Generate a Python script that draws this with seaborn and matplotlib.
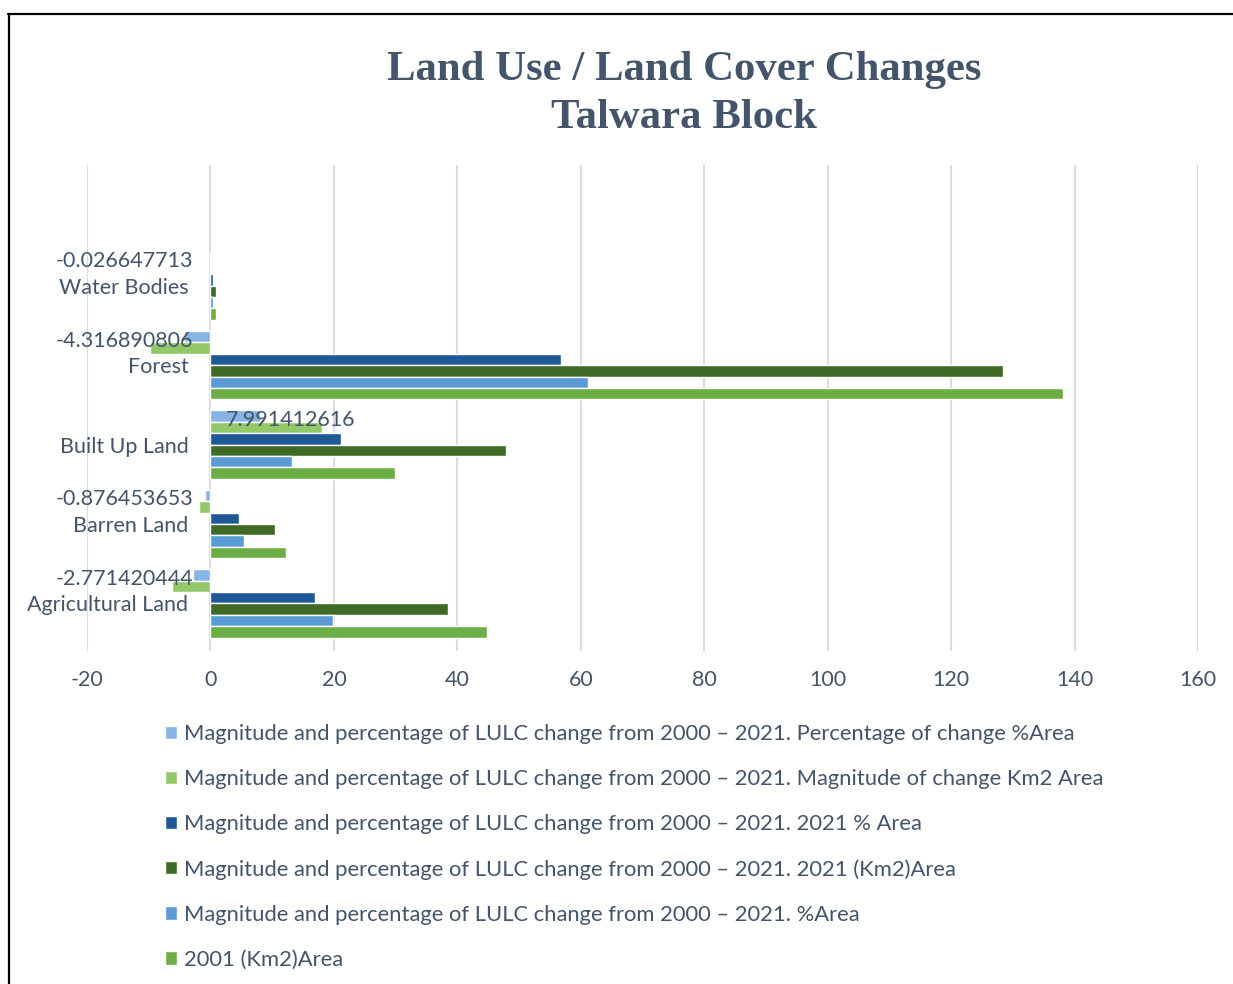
import pandas as pd
import seaborn as sns
from matplotlib import pyplot as plt

categories = ["Water Bodies", "Forest", "Built Up Land", "Barren Land", "Agricultural Land"]

prefix = "Magnitude and percentage of LULC change from 2000 \u2013 2021. "
series = [
    prefix + "Percentage of change %Area",
    prefix + "Magnitude of change Km2 Area",
    prefix + "2021 % Area",
    prefix + "2021 (Km2)Area",
    prefix + "%Area",
    "2001 (Km2)Area",
]

pct_change = [-0.026647713, -4.316890806, 7.991412616, -0.876453653, -2.771420444]
km2_change = [-0.05, -9.8, 18.0, -1.9, -6.3]
pct_2021 = [0.4, 56.8, 21.2, 4.6, 17.0]
km2_2021 = [0.9, 128.4, 47.9, 10.4, 38.5]
pct_2001 = [0.43, 61.1, 13.2, 5.5, 19.8]
km2_2001 = [0.9, 138.2, 29.9, 12.3, 44.8]

colors = ["#86b4e4", "#93c869", "#1f5896", "#3f6a26", "#5b9bd5", "#6cad45"]
text_color = "#44546a"

values = [pct_change, km2_change, pct_2021, km2_2021, pct_2001, km2_2001]
rows = []
for s, vals in zip(series, values):
    for c, v in zip(categories, vals):
        rows.append({"Category": c, "Series": s, "Value": v})
data = pd.DataFrame(rows)

sns.set_style("white")
plt.rcParams["font.family"] = ["Lato", "DejaVu Sans"]
plt.rcParams["axes.unicode_minus"] = False
fs = 15.5

fig = plt.figure(figsize=(12.33, 9.84), dpi=100)
ax = fig.add_axes([87 / 1233, 1 - 651 / 984, (1198 - 87) / 1233, (651 - 165) / 984])

sns.barplot(data, y="Category", x="Value", hue="Series", order=categories, hue_order=series,
            palette=colors, orient="h", width=0.86, gap=0, saturation=1, ax=ax)

ax.set_xlim(-20, 160)
ax.set_ylim(4.6, -1.52)
ax.set_xticks(range(-20, 161, 20))
ax.set_xlabel(None)
ax.set_ylabel(None)
ax.grid(axis="x", color="#d9dde3", linewidth=1.5)
ax.set_axisbelow(True)
sns.despine(ax=ax, left=True, bottom=True)
ax.tick_params(axis="both", length=0, labelsize=fs, labelcolor=text_color)
ax.tick_params(axis="x", pad=14)
# category labels sit inside the plot area, left of zero
ax.tick_params(axis="y", pad=-73)

# data labels for the percentage change series
for bar, v in zip(ax.containers[0], pct_change):
    yc = bar.get_y() + bar.get_height() / 2 + 0.05
    if v < 0:
        ax.text(-2.8, yc, f"{v:.9f}", ha="right", va="center", fontsize=fs, color=text_color)
    else:
        ax.text(2.5, yc, f"{v:.9f}", ha="left", va="center", fontsize=fs, color=text_color)

handles, labels = ax.get_legend_handles_labels()
ax.get_legend().remove()
fig.legend(handles, labels, loc="upper left", bbox_to_anchor=(165 / 1233, 1 - 724 / 984),
           frameon=False, fontsize=15.8, labelcolor=text_color, handlelength=0.55,
           handleheight=0.55, handletextpad=0.3, labelspacing=1.14, borderpad=0,
           borderaxespad=0)

fig.text(684 / 1233, 1 - 94 / 984, "Land Use / Land Cover Changes\nTalwara Block", ha="center",
         va="center", fontsize=30.8, fontweight="bold", color=text_color,
         family="Liberation Serif", linespacing=1.35)

fig.add_artist(plt.Line2D([8 / 1233, 1], [1 - 14 / 984, 1 - 14 / 984], color="black",
                          linewidth=1.6, transform=fig.transFigure))
fig.add_artist(plt.Line2D([9 / 1233, 9 / 1233], [0, 1 - 14 / 984], color="black",
                          linewidth=1.6, transform=fig.transFigure))

fig.savefig("out.png", dpi=100)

• WHAT IS BEING ASKED:
From the top of the listing above, repeat each line exactly until you reach the line containing "data = pd.DataFrame(rows)", and repeat that one too. Leave the pictures out.

• WRITTEN ANSWER:
Generate a Python script that draws this with seaborn and matplotlib.
import pandas as pd
import seaborn as sns
from matplotlib import pyplot as plt

categories = ["Water Bodies", "Forest", "Built Up Land", "Barren Land", "Agricultural Land"]

prefix = "Magnitude and percentage of LULC change from 2000 \u2013 2021. "
series = [
    prefix + "Percentage of change %Area",
    prefix + "Magnitude of change Km2 Area",
    prefix + "2021 % Area",
    prefix + "2021 (Km2)Area",
    prefix + "%Area",
    "2001 (Km2)Area",
]

pct_change = [-0.026647713, -4.316890806, 7.991412616, -0.876453653, -2.771420444]
km2_change = [-0.05, -9.8, 18.0, -1.9, -6.3]
pct_2021 = [0.4, 56.8, 21.2, 4.6, 17.0]
km2_2021 = [0.9, 128.4, 47.9, 10.4, 38.5]
pct_2001 = [0.43, 61.1, 13.2, 5.5, 19.8]
km2_2001 = [0.9, 138.2, 29.9, 12.3, 44.8]

colors = ["#86b4e4", "#93c869", "#1f5896", "#3f6a26", "#5b9bd5", "#6cad45"]
text_color = "#44546a"

values = [pct_change, km2_change, pct_2021, km2_2021, pct_2001, km2_2001]
rows = []
for s, vals in zip(series, values):
    for c, v in zip(categories, vals):
        rows.append({"Category": c, "Series": s, "Value": v})
data = pd.DataFrame(rows)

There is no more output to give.